Entries supplied ▸
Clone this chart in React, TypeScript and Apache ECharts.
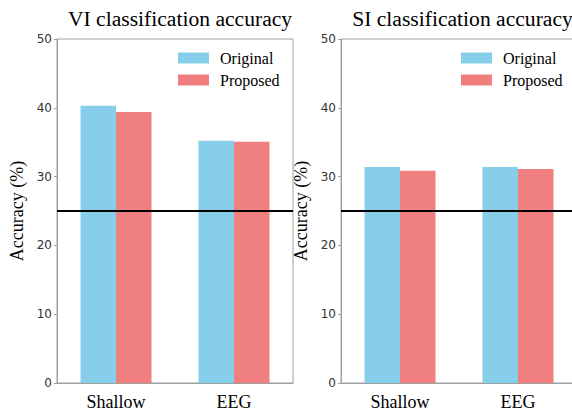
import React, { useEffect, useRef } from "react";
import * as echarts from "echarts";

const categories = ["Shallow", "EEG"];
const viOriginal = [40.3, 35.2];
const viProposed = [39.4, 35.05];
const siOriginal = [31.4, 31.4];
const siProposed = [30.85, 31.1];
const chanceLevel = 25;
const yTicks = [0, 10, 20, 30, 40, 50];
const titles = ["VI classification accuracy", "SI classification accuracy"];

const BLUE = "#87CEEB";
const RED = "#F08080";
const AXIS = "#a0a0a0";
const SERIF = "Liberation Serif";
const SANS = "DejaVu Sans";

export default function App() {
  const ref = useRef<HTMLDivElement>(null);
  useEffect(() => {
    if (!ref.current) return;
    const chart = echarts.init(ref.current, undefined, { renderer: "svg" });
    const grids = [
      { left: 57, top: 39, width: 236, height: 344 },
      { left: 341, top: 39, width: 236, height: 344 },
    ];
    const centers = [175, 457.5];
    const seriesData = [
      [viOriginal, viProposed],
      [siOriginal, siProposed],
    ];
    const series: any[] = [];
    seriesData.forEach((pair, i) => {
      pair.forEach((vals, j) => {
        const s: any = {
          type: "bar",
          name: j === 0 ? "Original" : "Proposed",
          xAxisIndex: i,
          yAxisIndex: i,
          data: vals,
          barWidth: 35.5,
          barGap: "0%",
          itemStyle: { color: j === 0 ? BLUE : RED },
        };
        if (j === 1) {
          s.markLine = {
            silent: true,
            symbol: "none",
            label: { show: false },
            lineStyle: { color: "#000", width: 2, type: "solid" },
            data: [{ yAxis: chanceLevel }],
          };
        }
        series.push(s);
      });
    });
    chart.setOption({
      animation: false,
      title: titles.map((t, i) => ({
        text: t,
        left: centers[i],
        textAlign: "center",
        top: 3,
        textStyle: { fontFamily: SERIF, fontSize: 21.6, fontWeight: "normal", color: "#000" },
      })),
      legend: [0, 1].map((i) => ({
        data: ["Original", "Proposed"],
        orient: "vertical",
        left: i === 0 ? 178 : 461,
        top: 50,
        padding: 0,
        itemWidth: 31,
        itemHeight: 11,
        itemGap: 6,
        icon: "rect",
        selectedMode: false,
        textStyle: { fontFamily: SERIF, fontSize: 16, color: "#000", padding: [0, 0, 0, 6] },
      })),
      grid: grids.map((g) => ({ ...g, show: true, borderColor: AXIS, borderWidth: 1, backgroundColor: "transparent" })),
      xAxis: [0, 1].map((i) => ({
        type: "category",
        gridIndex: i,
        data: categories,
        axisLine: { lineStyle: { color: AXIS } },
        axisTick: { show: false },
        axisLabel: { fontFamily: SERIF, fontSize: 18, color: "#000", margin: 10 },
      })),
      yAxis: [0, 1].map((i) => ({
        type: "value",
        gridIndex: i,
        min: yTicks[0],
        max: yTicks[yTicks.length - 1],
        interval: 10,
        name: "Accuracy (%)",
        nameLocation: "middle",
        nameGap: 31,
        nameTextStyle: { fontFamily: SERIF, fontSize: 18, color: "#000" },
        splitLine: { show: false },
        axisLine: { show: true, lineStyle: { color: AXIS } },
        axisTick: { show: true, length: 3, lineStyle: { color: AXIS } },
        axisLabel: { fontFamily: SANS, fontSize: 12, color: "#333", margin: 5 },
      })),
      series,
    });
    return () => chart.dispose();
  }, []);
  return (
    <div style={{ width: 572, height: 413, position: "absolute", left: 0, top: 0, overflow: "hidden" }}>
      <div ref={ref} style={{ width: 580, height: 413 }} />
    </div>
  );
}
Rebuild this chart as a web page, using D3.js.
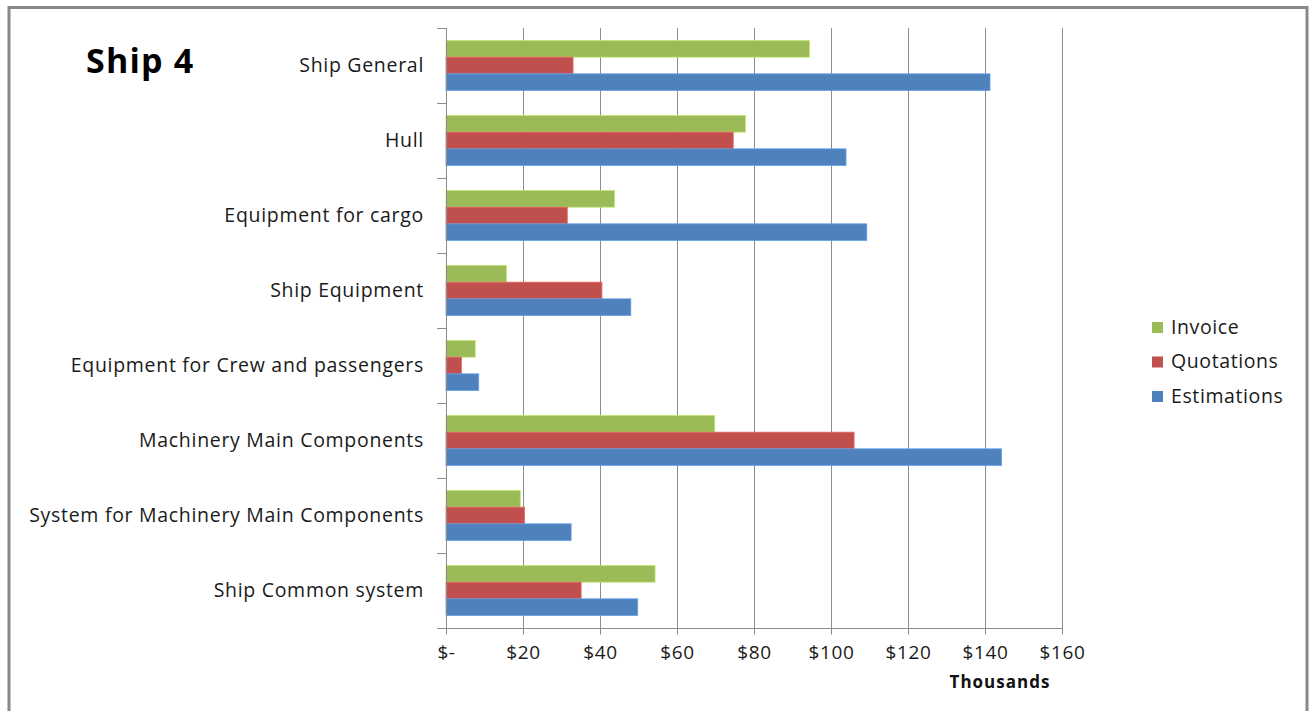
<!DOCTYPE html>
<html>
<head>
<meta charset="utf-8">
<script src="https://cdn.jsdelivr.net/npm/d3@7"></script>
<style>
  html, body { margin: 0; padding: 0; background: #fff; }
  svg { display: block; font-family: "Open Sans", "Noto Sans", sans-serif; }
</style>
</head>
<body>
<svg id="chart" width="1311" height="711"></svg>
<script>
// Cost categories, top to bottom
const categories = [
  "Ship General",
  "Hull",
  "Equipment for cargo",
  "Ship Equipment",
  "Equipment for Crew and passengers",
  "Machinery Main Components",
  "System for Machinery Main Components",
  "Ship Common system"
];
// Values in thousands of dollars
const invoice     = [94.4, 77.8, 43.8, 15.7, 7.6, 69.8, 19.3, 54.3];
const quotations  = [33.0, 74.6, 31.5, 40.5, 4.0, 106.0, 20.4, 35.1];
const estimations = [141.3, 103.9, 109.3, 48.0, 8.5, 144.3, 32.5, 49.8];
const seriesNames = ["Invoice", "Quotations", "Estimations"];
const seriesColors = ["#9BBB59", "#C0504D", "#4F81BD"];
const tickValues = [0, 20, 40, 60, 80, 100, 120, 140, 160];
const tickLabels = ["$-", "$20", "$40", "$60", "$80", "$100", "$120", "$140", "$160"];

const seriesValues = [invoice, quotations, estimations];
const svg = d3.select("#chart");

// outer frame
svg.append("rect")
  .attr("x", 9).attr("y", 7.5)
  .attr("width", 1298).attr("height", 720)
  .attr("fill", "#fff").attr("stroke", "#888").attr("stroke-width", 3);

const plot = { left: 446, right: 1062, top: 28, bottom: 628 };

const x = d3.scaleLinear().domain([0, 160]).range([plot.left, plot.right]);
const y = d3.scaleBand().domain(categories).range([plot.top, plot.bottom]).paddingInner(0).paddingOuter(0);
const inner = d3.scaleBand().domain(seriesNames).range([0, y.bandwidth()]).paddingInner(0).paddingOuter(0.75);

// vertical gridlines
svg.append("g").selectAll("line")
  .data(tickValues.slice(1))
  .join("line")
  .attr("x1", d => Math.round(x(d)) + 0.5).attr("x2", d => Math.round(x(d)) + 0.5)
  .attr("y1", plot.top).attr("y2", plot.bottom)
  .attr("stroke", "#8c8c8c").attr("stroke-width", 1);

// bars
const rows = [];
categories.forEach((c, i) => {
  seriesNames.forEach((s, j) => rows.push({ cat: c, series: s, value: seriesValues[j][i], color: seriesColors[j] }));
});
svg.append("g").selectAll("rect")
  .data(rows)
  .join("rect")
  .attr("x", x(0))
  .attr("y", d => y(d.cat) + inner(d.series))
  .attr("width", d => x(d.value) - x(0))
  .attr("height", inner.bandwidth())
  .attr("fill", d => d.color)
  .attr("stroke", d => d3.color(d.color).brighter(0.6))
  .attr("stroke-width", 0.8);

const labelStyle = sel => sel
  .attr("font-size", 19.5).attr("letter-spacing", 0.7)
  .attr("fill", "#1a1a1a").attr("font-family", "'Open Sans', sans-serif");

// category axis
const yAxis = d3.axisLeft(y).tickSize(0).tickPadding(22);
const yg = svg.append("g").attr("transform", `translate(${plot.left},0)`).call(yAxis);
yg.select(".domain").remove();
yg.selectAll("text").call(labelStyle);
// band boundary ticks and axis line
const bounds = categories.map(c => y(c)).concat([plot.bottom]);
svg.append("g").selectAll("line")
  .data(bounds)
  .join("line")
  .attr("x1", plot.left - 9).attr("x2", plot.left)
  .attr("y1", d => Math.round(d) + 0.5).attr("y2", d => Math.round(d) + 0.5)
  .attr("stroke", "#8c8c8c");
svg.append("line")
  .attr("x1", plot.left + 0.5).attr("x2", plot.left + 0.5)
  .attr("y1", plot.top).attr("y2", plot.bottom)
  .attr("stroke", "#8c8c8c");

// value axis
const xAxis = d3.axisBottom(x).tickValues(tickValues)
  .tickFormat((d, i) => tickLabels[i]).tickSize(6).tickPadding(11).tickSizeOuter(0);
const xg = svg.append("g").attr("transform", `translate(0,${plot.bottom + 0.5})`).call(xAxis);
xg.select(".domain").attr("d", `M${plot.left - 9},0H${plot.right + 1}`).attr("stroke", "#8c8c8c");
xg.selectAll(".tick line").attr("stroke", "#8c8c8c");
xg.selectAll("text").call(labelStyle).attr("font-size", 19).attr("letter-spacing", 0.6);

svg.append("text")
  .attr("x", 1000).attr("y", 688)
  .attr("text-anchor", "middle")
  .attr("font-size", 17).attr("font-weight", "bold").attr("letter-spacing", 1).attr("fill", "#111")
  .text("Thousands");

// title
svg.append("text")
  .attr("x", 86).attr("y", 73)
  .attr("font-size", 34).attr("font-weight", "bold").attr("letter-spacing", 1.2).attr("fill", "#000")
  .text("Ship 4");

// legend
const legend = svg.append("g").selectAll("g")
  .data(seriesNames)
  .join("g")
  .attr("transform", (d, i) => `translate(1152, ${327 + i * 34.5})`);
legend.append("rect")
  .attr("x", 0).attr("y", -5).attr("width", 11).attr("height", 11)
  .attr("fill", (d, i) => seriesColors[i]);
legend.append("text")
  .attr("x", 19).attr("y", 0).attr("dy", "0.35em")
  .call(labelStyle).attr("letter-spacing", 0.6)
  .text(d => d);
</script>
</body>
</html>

Exercise description ▸
Quote, exactly and only, the lines from the first line of the data above through the line containing "import * as". The pictures do not belong in it.

Written response ▸
Clone this chart in React, TypeScript and Apache ECharts.
import React, { useEffect, useRef } from "react";
import * as echarts from "echarts";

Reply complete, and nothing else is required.